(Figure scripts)
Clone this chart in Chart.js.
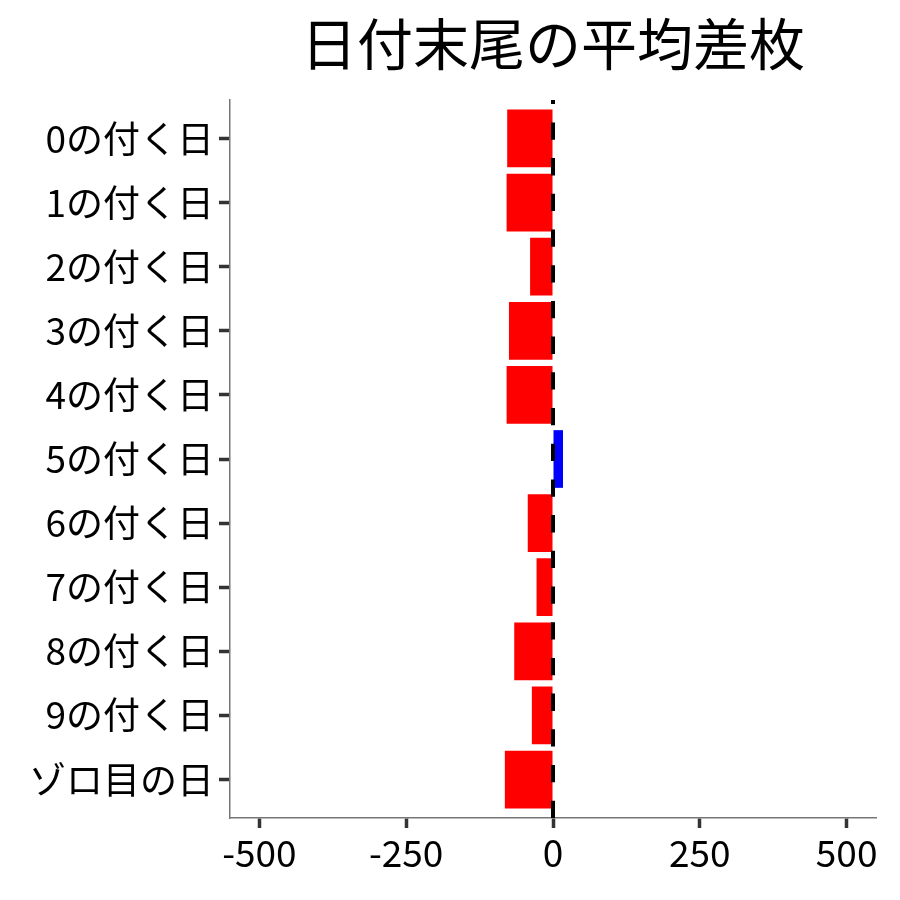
<!DOCTYPE html>
<html>
<head>
<meta charset="utf-8">
<script src="https://cdn.jsdelivr.net/npm/chart.js@4"></script>
<style>
  body { margin: 0; background: #fff; }
  #wrap { width: 900px; height: 900px; }
</style>
</head>
<body>
<div id="wrap"><canvas id="canvas"></canvas></div>
<script>
const chartTitle = '日付末尾の平均差枚'
const categories = ['0の付く日', '1の付く日', '2の付く日', '3の付く日', '4の付く日',
  '5の付く日', '6の付く日', '7の付く日', '8の付く日', '9の付く日', 'ゾロ目の日']
const avgDiff = [-78, -79, -39, -75, -79, 17, -43, -28, -66, -36, -82]
const xTicks = [-500, -250, 0, 250, 500]

const FONT = '"Noto Sans CJK JP", "Noto Sans", sans-serif'

// title centred over the panel, dashed line at zero
const extras = {
  id: 'extras',
  afterDatasetsDraw(chart) {
    const { ctx, chartArea, scales } = chart
    const x0 = scales.x.getPixelForValue(0)
    ctx.save()
    ctx.strokeStyle = '#000'
    ctx.lineWidth = 4
    ctx.setLineDash([17.3, 18.4])
    ctx.beginPath()
    ctx.moveTo(x0, chartArea.bottom)
    ctx.lineTo(x0, chartArea.top)
    ctx.stroke()
    ctx.restore()
  },
  afterDraw(chart) {
    const { ctx, chartArea } = chart
    ctx.save()
    ctx.fillStyle = '#000'
    ctx.font = '56px ' + FONT
    ctx.textAlign = 'center'
    ctx.textBaseline = 'middle'
    ctx.fillText(chartTitle, (chartArea.left + chartArea.right) / 2, 44)
    ctx.restore()
  }
}

const data = {
  datasets: [
    {
      data: avgDiff.map((v, i) => ({ x: v, y: i })),
      backgroundColor: avgDiff.map(v => v < 0 ? '#ff0000' : '#0000ff'),
      borderWidth: 0,
      barPercentage: 0.9,
      categoryPercentage: 1.0,
    },
  ],
}

const config = {
  type: 'bar',
  data: data,
  options: {
    indexAxis: 'y',
    responsive: true,
    maintainAspectRatio: false,
    animation: false,
    layout: { padding: { top: 100, right: 24, left: 0, bottom: 0 } },
    plugins: {
      legend: { display: false },
      tooltip: { enabled: false },
    },
    scales: {
      x: {
        type: 'linear',
        min: -550,
        max: 550,
        afterBuildTicks: s => { s.ticks = xTicks.map(v => ({ value: v })) },
        afterFit: s => { s.height = 82 },
        grid: { drawOnChartArea: false, drawTicks: true, tickLength: 10, tickWidth: 3.5, tickColor: '#333' },
        border: { display: true, color: '#777', width: 1.5 },
        ticks: { color: '#000', font: { family: FONT, size: 37 }, padding: 3, maxRotation: 0 },
      },
      y: {
        type: 'linear',
        reverse: true,
        offset: false,
        min: -0.6,
        max: 10.6,
        afterBuildTicks: s => { s.ticks = categories.map((c, i) => ({ value: i })) },
        afterFit: s => { s.width = 230 },
        grid: { offset: false, drawOnChartArea: false, drawTicks: true, tickLength: 11, tickWidth: 3.5, tickColor: '#333' },
        border: { display: true, color: '#777', width: 1.5 },
        ticks: {
          color: '#000',
          font: { family: FONT, size: 37 },
          padding: 5,
          autoSkip: false,
          callback: v => categories[v] ?? '',
        },
      },
    },
  },
  plugins: [extras],
}

const canvas = document.getElementById('canvas')
const chart = new Chart(canvas, config)
</script>
</body>
</html>
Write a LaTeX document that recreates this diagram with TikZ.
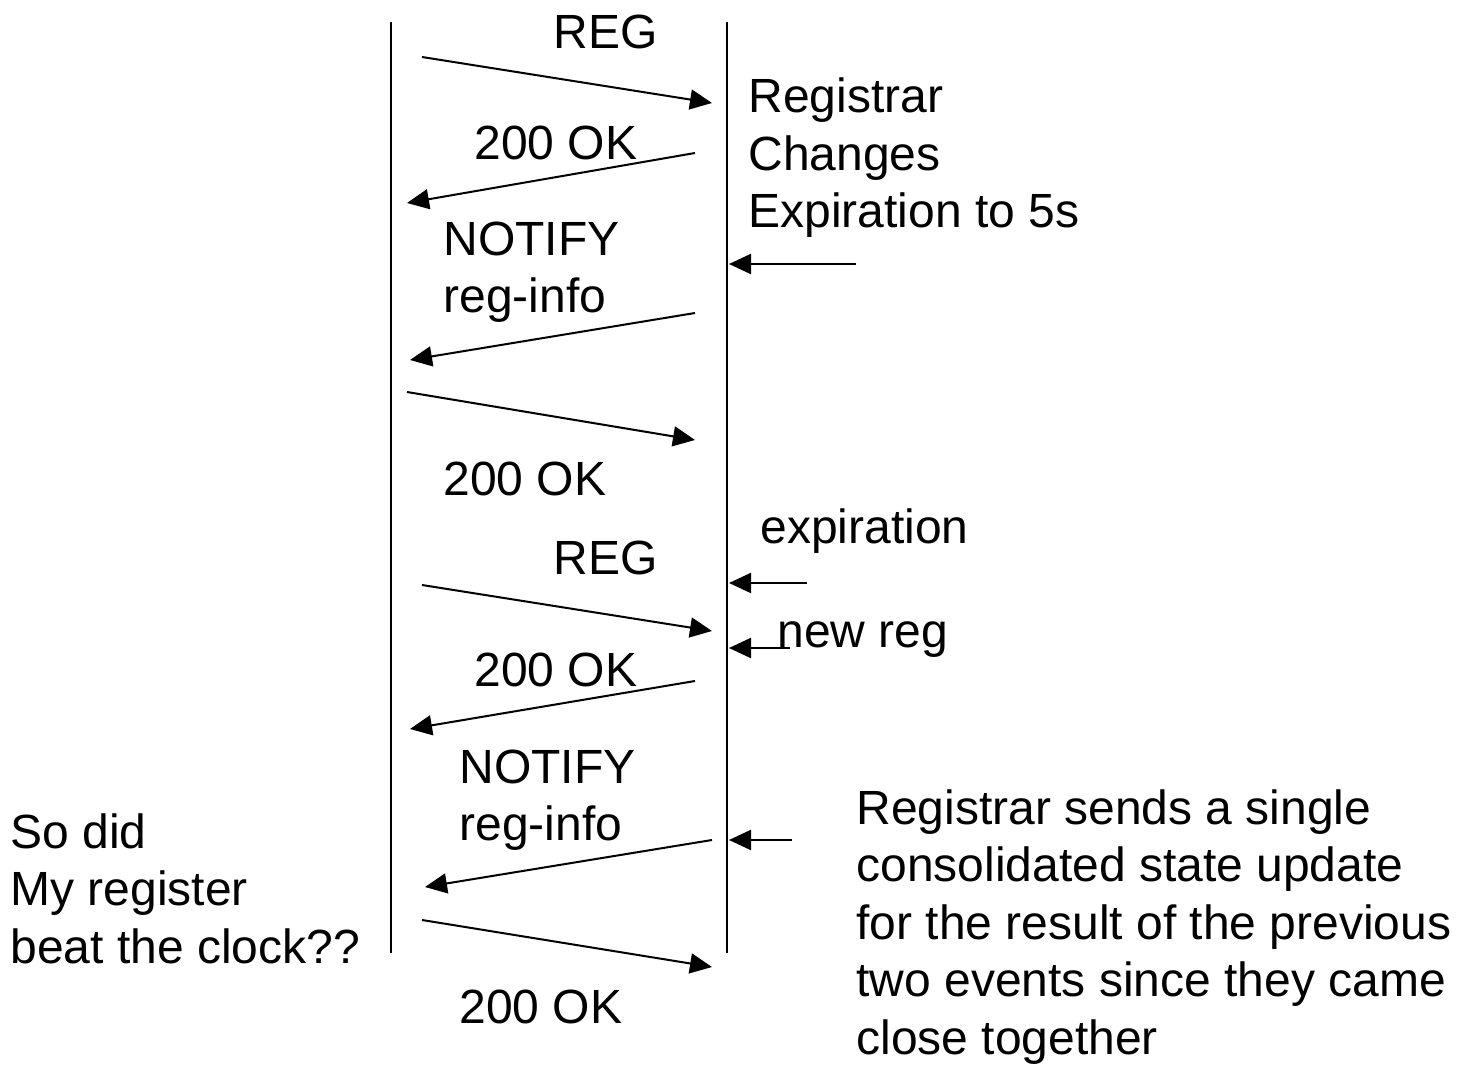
\documentclass[tikz,border=0pt]{standalone}
\usepackage{fontspec}
\setmainfont{Liberation Sans}
\usetikzlibrary{arrows.meta}
\tikzset{
  msg/.style={line width=1pt,-{Triangle[length=11pt,width=10pt]}},
  life/.style={line width=1pt},
  lbl/.style={inner sep=0pt,anchor=base west,align=left,
    font=\fontsize{24pt}{28.75pt}\selectfont},
  clbl/.style={lbl,anchor=base}
}
\begin{document}
\begin{tikzpicture}[x=0.5pt,y=-0.5pt]
\useasboundingbox (0,0) rectangle (1458,1069);

% lifelines
\coordinate (ua top) at (391,22);
\coordinate (ua bot) at (391,953);
\coordinate (reg top) at (727,22);
\coordinate (reg bot) at (727,953);
\draw[life] (ua top) -- (ua bot);
\draw[life] (reg top) -- (reg bot);

% message ends
\coordinate (m1s) at (422,57);   \coordinate (m1e) at (712,103);
\coordinate (m2s) at (695,153);  \coordinate (m2e) at (407,203);
\coordinate (m3s) at (695,313);  \coordinate (m3e) at (410,360);
\coordinate (m4s) at (407,392);  \coordinate (m4e) at (695,440);
\coordinate (m5s) at (422,585);  \coordinate (m5e) at (712,631);
\coordinate (m6s) at (695,681);  \coordinate (m6e) at (410,729);
\coordinate (m7s) at (712,840);  \coordinate (m7e) at (425,887);
\coordinate (m8s) at (422,920);  \coordinate (m8e) at (712,967);
\foreach \m in {1,...,8}
  \draw[msg] (m\m s) -- (m\m e);

% local events at the registrar
\coordinate (e1s) at (856,264);  \coordinate (e1e) at (729,264);
\coordinate (e2s) at (807,583);  \coordinate (e2e) at (729,583);
\coordinate (e3s) at (790,648);  \coordinate (e3e) at (729,648);
\coordinate (e4s) at (792,840);  \coordinate (e4e) at (729,840);
\foreach \e in {1,...,4}
  \draw[msg] (e\e s) -- (e\e e);

% labels (multi-line nodes sit on the baseline of their last line)
\node[clbl] (reg1) at (606,49) {REG};
\node[lbl] (ok1) at (474,160) {200 OK};
\node[lbl] (chg) at (748,228) {Registrar\\Changes\\Expiration to 5s};
\node[lbl] (not1) at (443,313) {NOTIFY\\reg-info};
\node[lbl] (ok2) at (443,496) {200 OK};
\node[lbl] (expl) at (760,544) {expiration};
\node[clbl] (reg2) at (606,575) {REG};
\node[lbl] (newreg) at (777,648) {new reg};
\node[lbl] (ok3) at (474,687) {200 OK};
\node[lbl] (not2) at (459,841) {NOTIFY\\reg-info};
\node[lbl] (ok4) at (459,1023) {200 OK};
\node[lbl] (clock) at (10,963) {So did\\My register\\beat the clock??};
\node[lbl] (note) at (856,1054) {Registrar sends a single\\consolidated state update\\for the result of the previous\\two events since they came\\close together};
\end{tikzpicture}
\end{document}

**What the exercise asks**: Pictures stay out of the copy; please restate every record above exactly.

**Output**:
Clone this chart in Chart.js.
<!DOCTYPE html>
<html>
<head>
<meta charset="utf-8">
<script src="https://cdn.jsdelivr.net/npm/chart.js@4"></script>
<style>
  body { margin: 0; background: #fff; }
  #wrap { width: 900px; height: 900px; }
</style>
</head>
<body>
<div id="wrap"><canvas id="canvas"></canvas></div>
<script>
const chartTitle = '日付末尾の平均差枚'
const categories = ['0の付く日', '1の付く日', '2の付く日', '3の付く日', '4の付く日',
  '5の付く日', '6の付く日', '7の付く日', '8の付く日', '9の付く日', 'ゾロ目の日']
const avgDiff = [-78, -79, -39, -75, -79, 17, -43, -28, -66, -36, -82]
const xTicks = [-500, -250, 0, 250, 500]

const FONT = '"Noto Sans CJK JP", "Noto Sans", sans-serif'

// title centred over the panel, dashed line at zero
const extras = {
  id: 'extras',
  afterDatasetsDraw(chart) {
    const { ctx, chartArea, scales } = chart
    const x0 = scales.x.getPixelForValue(0)
    ctx.save()
    ctx.strokeStyle = '#000'
    ctx.lineWidth = 4
    ctx.setLineDash([17.3, 18.4])
    ctx.beginPath()
    ctx.moveTo(x0, chartArea.bottom)
    ctx.lineTo(x0, chartArea.top)
    ctx.stroke()
    ctx.restore()
  },
  afterDraw(chart) {
    const { ctx, chartArea } = chart
    ctx.save()
    ctx.fillStyle = '#000'
    ctx.font = '56px ' + FONT
    ctx.textAlign = 'center'
    ctx.textBaseline = 'middle'
    ctx.fillText(chartTitle, (chartArea.left + chartArea.right) / 2, 44)
    ctx.restore()
  }
}

const data = {
  datasets: [
    {
      data: avgDiff.map((v, i) => ({ x: v, y: i })),
      backgroundColor: avgDiff.map(v => v < 0 ? '#ff0000' : '#0000ff'),
      borderWidth: 0,
      barPercentage: 0.9,
      categoryPercentage: 1.0,
    },
  ],
}

const config = {
  type: 'bar',
  data: data,
  options: {
    indexAxis: 'y',
    responsive: true,
    maintainAspectRatio: false,
    animation: false,
    layout: { padding: { top: 100, right: 24, left: 0, bottom: 0 } },
    plugins: {
      legend: { display: false },
      tooltip: { enabled: false },
    },
    scales: {
      x: {
        type: 'linear',
        min: -550,
        max: 550,
        afterBuildTicks: s => { s.ticks = xTicks.map(v => ({ value: v })) },
        afterFit: s => { s.height = 82 },
        grid: { drawOnChartArea: false, drawTicks: true, tickLength: 10, tickWidth: 3.5, tickColor: '#333' },
        border: { display: true, color: '#777', width: 1.5 },
        ticks: { color: '#000', font: { family: FONT, size: 37 }, padding: 3, maxRotation: 0 },
      },
      y: {
        type: 'linear',
        reverse: true,
        offset: false,
        min: -0.6,
        max: 10.6,
        afterBuildTicks: s => { s.ticks = categories.map((c, i) => ({ value: i })) },
        afterFit: s => { s.width = 230 },
        grid: { offset: false, drawOnChartArea: false, drawTicks: true, tickLength: 11, tickWidth: 3.5, tickColor: '#333' },
        border: { display: true, color: '#777', width: 1.5 },
        ticks: {
          color: '#000',
          font: { family: FONT, size: 37 },
          padding: 5,
          autoSkip: false,
          callback: v => categories[v] ?? '',
        },
      },
    },
  },
  plugins: [extras],
}

const canvas = document.getElementById('canvas')
const chart = new Chart(canvas, config)
</script>
</body>
</html>
Write a LaTeX document that recreates this diagram with TikZ.
\documentclass[tikz,border=0pt]{standalone}
\usepackage{fontspec}
\setmainfont{Liberation Sans}
\usetikzlibrary{arrows.meta}
\tikzset{
  msg/.style={line width=1pt,-{Triangle[length=11pt,width=10pt]}},
  life/.style={line width=1pt},
  lbl/.style={inner sep=0pt,anchor=base west,align=left,
    font=\fontsize{24pt}{28.75pt}\selectfont},
  clbl/.style={lbl,anchor=base}
}
\begin{document}
\begin{tikzpicture}[x=0.5pt,y=-0.5pt]
\useasboundingbox (0,0) rectangle (1458,1069);

% lifelines
\coordinate (ua top) at (391,22);
\coordinate (ua bot) at (391,953);
\coordinate (reg top) at (727,22);
\coordinate (reg bot) at (727,953);
\draw[life] (ua top) -- (ua bot);
\draw[life] (reg top) -- (reg bot);

% message ends
\coordinate (m1s) at (422,57);   \coordinate (m1e) at (712,103);
\coordinate (m2s) at (695,153);  \coordinate (m2e) at (407,203);
\coordinate (m3s) at (695,313);  \coordinate (m3e) at (410,360);
\coordinate (m4s) at (407,392);  \coordinate (m4e) at (695,440);
\coordinate (m5s) at (422,585);  \coordinate (m5e) at (712,631);
\coordinate (m6s) at (695,681);  \coordinate (m6e) at (410,729);
\coordinate (m7s) at (712,840);  \coordinate (m7e) at (425,887);
\coordinate (m8s) at (422,920);  \coordinate (m8e) at (712,967);
\foreach \m in {1,...,8}
  \draw[msg] (m\m s) -- (m\m e);

% local events at the registrar
\coordinate (e1s) at (856,264);  \coordinate (e1e) at (729,264);
\coordinate (e2s) at (807,583);  \coordinate (e2e) at (729,583);
\coordinate (e3s) at (790,648);  \coordinate (e3e) at (729,648);
\coordinate (e4s) at (792,840);  \coordinate (e4e) at (729,840);
\foreach \e in {1,...,4}
  \draw[msg] (e\e s) -- (e\e e);

% labels (multi-line nodes sit on the baseline of their last line)
\node[clbl] (reg1) at (606,49) {REG};
\node[lbl] (ok1) at (474,160) {200 OK};
\node[lbl] (chg) at (748,228) {Registrar\\Changes\\Expiration to 5s};
\node[lbl] (not1) at (443,313) {NOTIFY\\reg-info};
\node[lbl] (ok2) at (443,496) {200 OK};
\node[lbl] (expl) at (760,544) {expiration};
\node[clbl] (reg2) at (606,575) {REG};
\node[lbl] (newreg) at (777,648) {new reg};
\node[lbl] (ok3) at (474,687) {200 OK};
\node[lbl] (not2) at (459,841) {NOTIFY\\reg-info};
\node[lbl] (ok4) at (459,1023) {200 OK};
\node[lbl] (clock) at (10,963) {So did\\My register\\beat the clock??};
\node[lbl] (note) at (856,1054) {Registrar sends a single\\consolidated state update\\for the result of the previous\\two events since they came\\close together};
\end{tikzpicture}
\end{document}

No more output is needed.